The murder mystery makes up one strand of the film's plot, but it's mostly concerned with the trials and commiserations of Thorncroft. Julian Barratt is perfect as the hopeless and hammy actor, desperately clinging onto his lost fame after foolhardily fucking off to Hollywood after three seasons of Mindhorn. Equally brilliant is the much underrated Simon Farnaby, who co-wrote the script with Barratt, playing Thorncroft's stunt double Clive, one of his many cuckholds. Melly is played by the ever excellent Russell Tovey, as the most sympathetic lunatic I've seen in a long time, clinging onto his love of Mindhorn because reality is too much.

Steve Coogan (who is listed as exec. producer along with the likes of Ridley Scott!) plays Peter Eastman, Thorncroft's main rival, a complete arsehole who has spent the last few decades living off the success of his far better spin-off series. The magnetic Andrea Riseborough plays DC Baines, the officer heading the case, while Essie Davies plays Patricia, Thorncroft's one true love and the most sane and normal person in the whole ensemble.

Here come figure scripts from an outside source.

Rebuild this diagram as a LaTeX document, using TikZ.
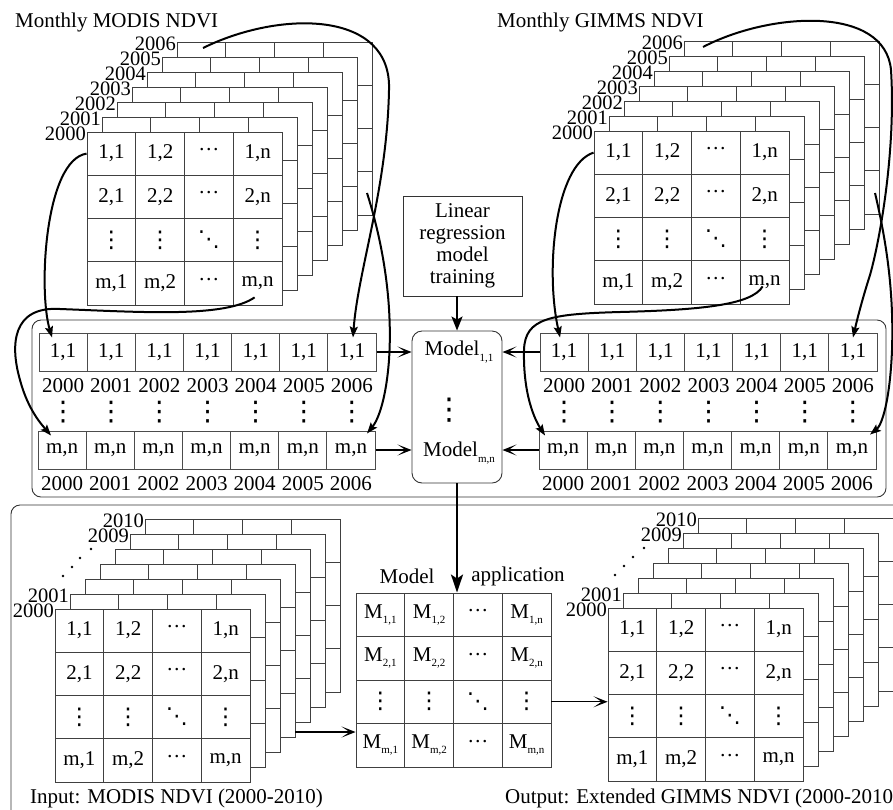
\documentclass[tikz,border=0pt]{standalone}
\usepackage{fontspec}
\setmainfont{Liberation Serif}
\newfontfamily\dejavu{DejaVu Sans}
\usetikzlibrary{arrows.meta,positioning,calc}

\newcommand{\lowsub}[1]{\raisebox{-0.55ex}{\fontsize{11}{11}\selectfont #1}}
\newcommand{\vdotz}[1]{{\dejavu\fontsize{#1}{#1}\selectfont ⋮}}
\newcommand{\ddotz}{{\dejavu\fontsize{22}{22}\selectfont ⋱}}
\newcommand{\cdotz}{\raisebox{2pt}{···}}
\newcommand{\rowlab}[1]{\ifcase#1\or 1\or 2\or\or m\fi}
\newcommand{\collab}[1]{\ifcase#1\or 1\or 2\or\or n\fi}
\newcommand{\cellentry}[2]{%
  \ifnum#1=3\relax\ifnum#2=3\relax\ddotz\else\vdotz{23}\fi
  \else\ifnum#2=3\relax\cdotz\else\rowlab{#1},\collab{#2}\fi\fi}
\newcommand{\appentry}[2]{%
  \ifnum#1=3\relax\ifnum#2=3\relax\ddotz\else\vdotz{23}\fi
  \else\ifnum#2=3\relax\cdotz\else M\lowsub{\rowlab{#1},\collab{#2}}\fi\fi}

\tikzset{
  gridline/.style={draw=black!75, line width=0.9pt},
  cell/.style={draw=black!75, line width=0.9pt, fill=white, minimum width=48.75pt,
    minimum height=43.25pt, inner sep=0pt, font=\fontsize{21}{22}\selectfont},
  scell/.style={draw=black!70, line width=0.9pt, minimum width=48.15pt,
    minimum height=38pt, inner sep=0pt, font=\fontsize{21}{22}\selectfont},
  year/.style={inner sep=0.5pt, font=\fontsize{21}{22}\selectfont},
  layeryear/.style={inner sep=0pt, anchor=east, font=\fontsize{20.5}{22}\selectfont},
  title/.style={inner sep=0pt, anchor=west, font=\fontsize{21}{22}\selectfont},
  panel/.style={draw=black!80, line width=0.9pt, rounded corners=9pt},
  curve/.style={line width=2pt, -{Stealth[length=11pt,width=8pt,inset=2pt]}},
  feed/.style={line width=1.3pt, -{Stealth[length=14pt,width=11pt,inset=8pt]}},
  downarrow/.style={line width=2pt, -{Stealth[length=14pt,width=11pt,inset=3pt]}},
  bigarrow/.style={line width=2.5pt, -{Stealth[length=18pt,width=12pt,inset=4pt]}},
}

% back layers of a stack, front top-left at (#1,#2)
\newcommand{\backlayers}[2]{%
  \foreach \k in {6,5,...,1} {
    \filldraw[gridline,fill=white] ({#1+15*\k},{#2-15*\k}) rectangle ++(195,173);
    \foreach \c in {1,2,3} \draw[gridline] ({#1+15*\k+\c*48.75},{#2-15*\k}) -- ++(0,173);
    \foreach \c in {1,2,3} \draw[gridline] ({#1+15*\k},{#2-15*\k+\c*43.25}) -- ++(195,0);
  }}
% front matrix: name, x, y, cell height, entry macro
\newcommand{\frontgrid}[5]{%
  \foreach \i in {1,...,4} \foreach \j in {1,...,4}
    \node[cell, minimum height=#4pt] (#1-\i-\j) at ({#2+(\j-0.5)*48.75},{#3+(\i-0.5)*#4}) {#5{\i}{\j}};}
% time series strip: name, x, y center, text
\newcommand{\yearstrip}[4]{%
  \foreach \k in {1,...,7} {
    \pgfmathtruncatemacro\yr{1999+\k}
    \node[scell] (#1-\k) at ({#2+(\k-0.5)*48.15},#3) {#4};
    \node[year] (#1-y\k) at ({#2+(\k-0.5)*48.15},{#3+34}) {\yr};
  }}

\begin{document}
\begin{tikzpicture}[x=1pt, y=-1pt]
\useasboundingbox (0,0) rectangle (893,809);

% panels
\draw[panel] (32,320) rectangle (886,497);
\draw[panel] (11,505) rectangle (910,830);

% Monthly MODIS NDVI
\node[title] (mo-title) at (15,22) {Monthly MODIS NDVI};
\backlayers{87}{132}
\frontgrid{mo}{87}{132}{43.25}{\cellentry}
\foreach \k in {0,...,6} {
  \pgfmathtruncatemacro\yr{2000+\k}
  \node[layeryear] (mo-y\k) at ({86+15*\k},{134-15*\k}) {\yr};
}
\coordinate (mo-top) at (203,48);
\coordinate (mo-low) at (367,193);

% Monthly GIMMS NDVI
\node[title] (gi-title) at (497,22) {Monthly GIMMS NDVI};
\backlayers{594}{131}
\frontgrid{gi}{594}{131}{43.25}{\cellentry}
\foreach \k in {0,...,6} {
  \pgfmathtruncatemacro\yr{2000+\k}
  \node[layeryear] (gi-y\k) at ({593+15*\k},{133-15*\k}) {\yr};
}
\coordinate (gi-top) at (703,47);
\coordinate (gi-low) at (875,193);

% Training
\node[draw=black!80, line width=0.9pt, minimum width=119pt, minimum height=100pt,
  align=center, inner sep=2pt, font=\fontsize{21}{22}\selectfont] (train) at (462.5,246)
  {Linear\\regression\\model\\training};

% time series per pixel
\yearstrip{moA}{39}{352}{1,1}
\yearstrip{moB}{38}{450}{m,n}
\yearstrip{giA}{540}{352}{1,1}
\yearstrip{giB}{539}{450}{m,n}
\foreach \k in {1,...,7} {
  \node[year, inner sep=0pt] (moD-\k) at ({39+(\k-0.5)*48.15},412) {\vdotz{27}};
  \node[year, inner sep=0pt] (giD-\k) at ({540+(\k-0.5)*48.15},412) {\vdotz{27}};
}

% Models
\node[draw=black!80, line width=0.9pt, rounded corners=10pt, minimum width=90pt,
  minimum height=152pt] (model) at (457,407) {};
\node[font=\fontsize{21}{22}\selectfont, inner sep=0pt] (model-1) at (459,352) {Model\lowsub{1,1}};
\node[font=\fontsize{21}{22}\selectfont, inner sep=0pt] (model-m) at (459,453) {Model\lowsub{m,n}};
\node[year, inner sep=0pt] (model-d) at (449,410) {\vdotz{30}};

% Model application
\frontgrid{app}{356}{593}{43.5}{\appentry}
\node[year] (app-l1) at (407,576) {Model};
\node[year] (app-l2) at (518,576) {application};

% Input MODIS NDVI 2000-2010
\backlayers{55}{609}
\frontgrid{inp}{55}{609}{43.25}{\cellentry}
\node[layeryear] (inp-y0) at (54,611) {2000};
\node[layeryear] (inp-y1) at (69,596) {2001};
\node[layeryear] (inp-y9) at (129,536) {2009};
\node[layeryear] (inp-y10) at (144,521) {2010};
\foreach \dx/\dy in {8/33,17/42,25/51,36/60} \fill ({55+\dx},{609-\dy}) circle (1.3pt);
\coordinate (inp-out) at (295,732);
\node[title] (inp-title) at (30,798) {Input: MODIS NDVI (2000-2010)};

% Output Extended GIMMS NDVI 2000-2010
\backlayers{608}{608}
\frontgrid{out}{608}{608}{43.25}{\cellentry}
\node[layeryear] (out-y0) at (607,610) {2000};
\node[layeryear] (out-y1) at (622,595) {2001};
\node[layeryear] (out-y9) at (682,535) {2009};
\node[layeryear] (out-y10) at (697,520) {2010};
\foreach \dx/\dy in {7/33,16/42,25/51,36/60} \fill ({608+\dx},{608-\dy}) circle (1.3pt);
\node[title] (out-title) at (505,798) {Output: Extended GIMMS NDVI (2000-2010};

% Connections
\draw[feed] (moA-7.east) -- (moA-7.east -| model.west);
\draw[feed] (moB-7.east) -- (moB-7.east -| model.west);
\draw[feed] (giA-1.west) -- (giA-1.west -| model.east);
\draw[feed] (giB-1.west) -- (giB-1.west -| model.east);
\draw[downarrow] (train.south -| model.north) -- (model.north);
\draw[bigarrow] (model.south) -- (model.south |- app-1-2.north);
\draw[feed] (inp-out) -- (inp-out -| app-4-1.west);
\draw[feed] (app-3-4.east) -- (app-3-4.east -| out-3-1.west);

% pixels to series
\draw[curve] (mo-1-1.west) .. controls (45,160) and (38,290) .. ([xshift=-11pt,yshift=-5pt]moA-1.north);
\draw[curve] ([xshift=-3pt,yshift=-14pt]mo-4-4.center) .. controls (225,318) and (140,312) .. (60,309)
  .. controls (12,306) and (10,345) .. (20,380) .. controls (28,410) and (42,425) .. ([xshift=-11pt,yshift=-5pt]moB-1.north);
\draw[curve] (mo-top) .. controls (280,10) and (392,10) .. (389,90)
  .. controls (387,190) and (358,270) .. ([xshift=1pt,yshift=-5pt]moA-7.north);
\draw[curve] (mo-low) .. controls (382,240) and (393,300) .. (389,360)
  .. controls (386,400) and (378,420) .. ([xshift=16pt,yshift=-3pt]moB-7.north);
\draw[curve] (gi-1-1.west) .. controls (555,165) and (545,270) .. ([xshift=-4pt,yshift=-5pt]giA-1.north);
\draw[curve] ([xshift=-2pt,yshift=-4pt]gi-4-4.center) .. controls (752,305) and (700,310) .. (620,312)
  .. controls (550,314) and (525,318) .. (524,350) .. controls (523,395) and (535,420) .. ([xshift=-18pt,yshift=-5pt]giB-1.north);
\draw[curve] (gi-top) .. controls (770,12) and (885,5) .. (891,70)
  .. controls (896,150) and (880,240) .. (870,275) .. controls (862,300) and (857,320) .. ([yshift=-5pt]giA-7.north);
\draw[curve] (gi-low) .. controls (886,240) and (894,290) .. (892,350)
  .. controls (890,400) and (882,425) .. ([xshift=18pt,yshift=-4pt]giB-7.north);
\end{tikzpicture}
\end{document}
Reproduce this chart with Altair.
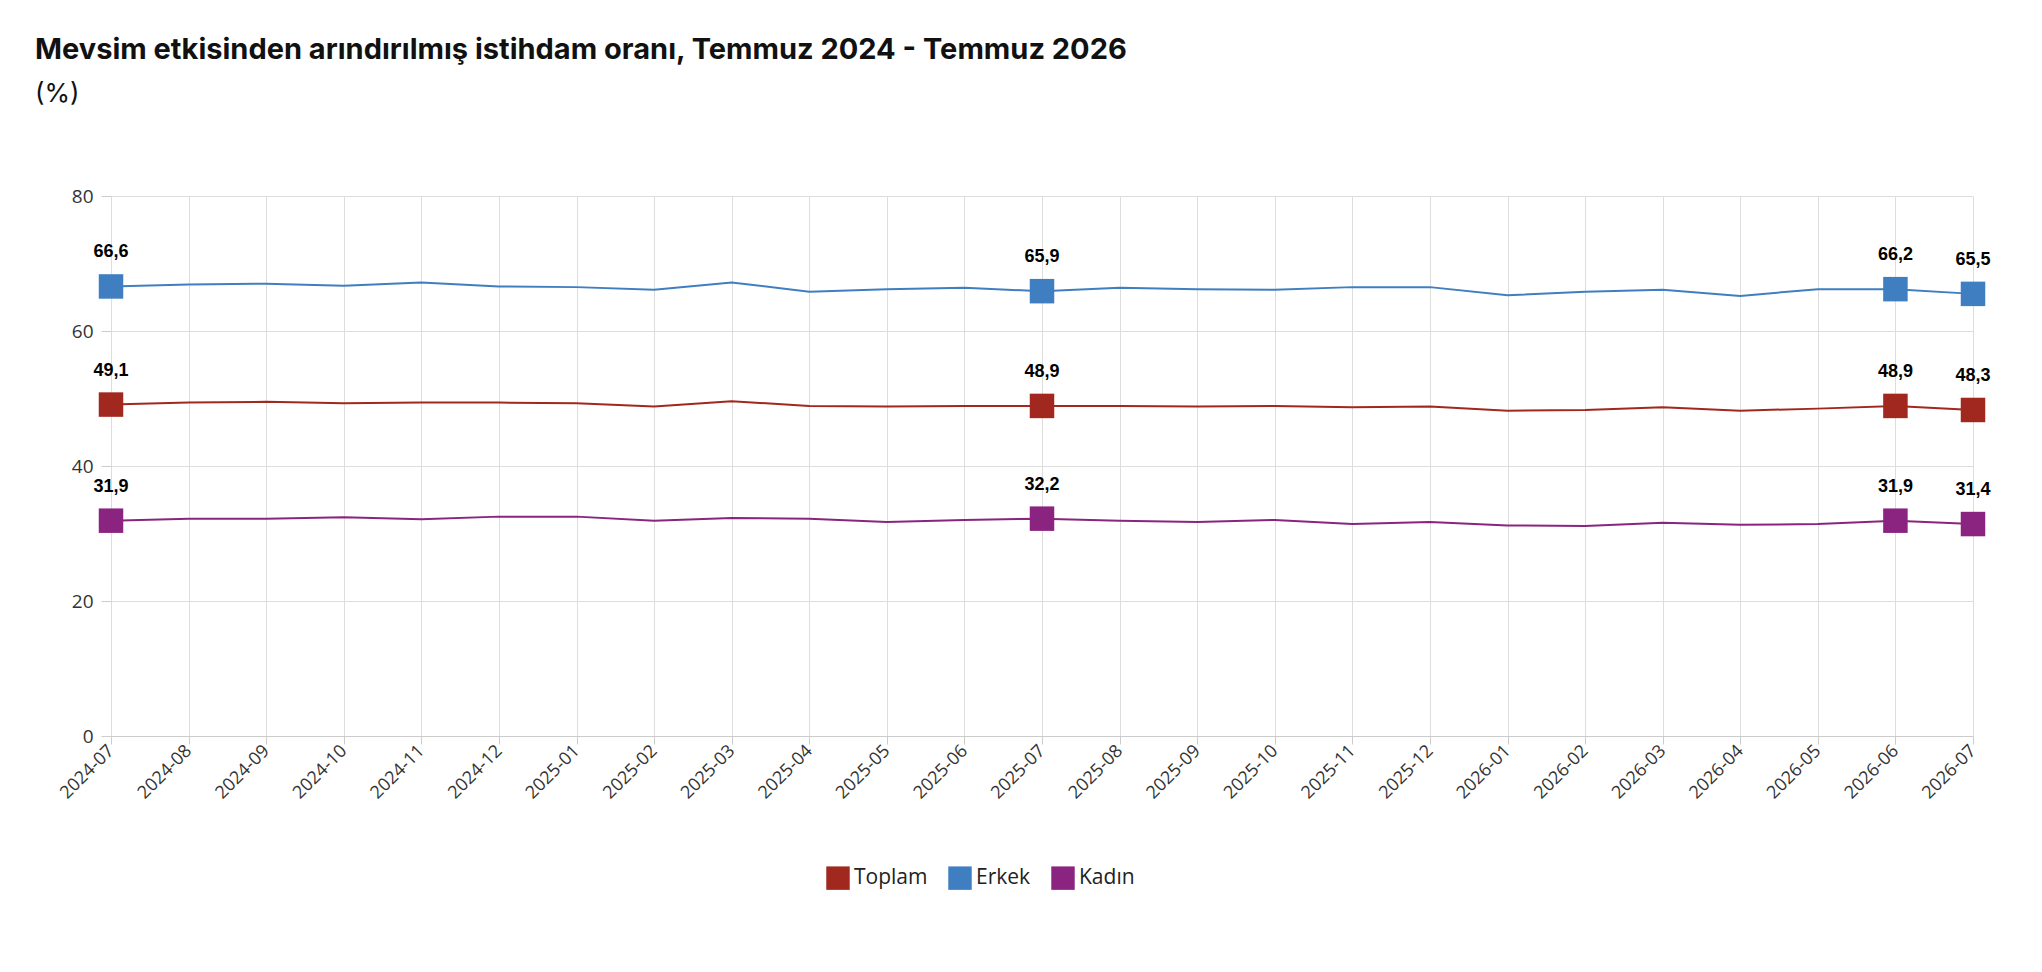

Mindhorn is an absolutely brilliant, very British comedy, with Barratt making the most of some spectacular lines, and as the plot kicks into high gear in the final act, showing that he really does have the makings of an action hero (if you squint and run him in slo-mo). With something of the feel of Alan Partridge: Alpha Papa and some of the aesthetic of The Mighty Boosh, this is is a fantastic love letter to risible TV shows, overzealous fandom and dreadful, dreadful actors.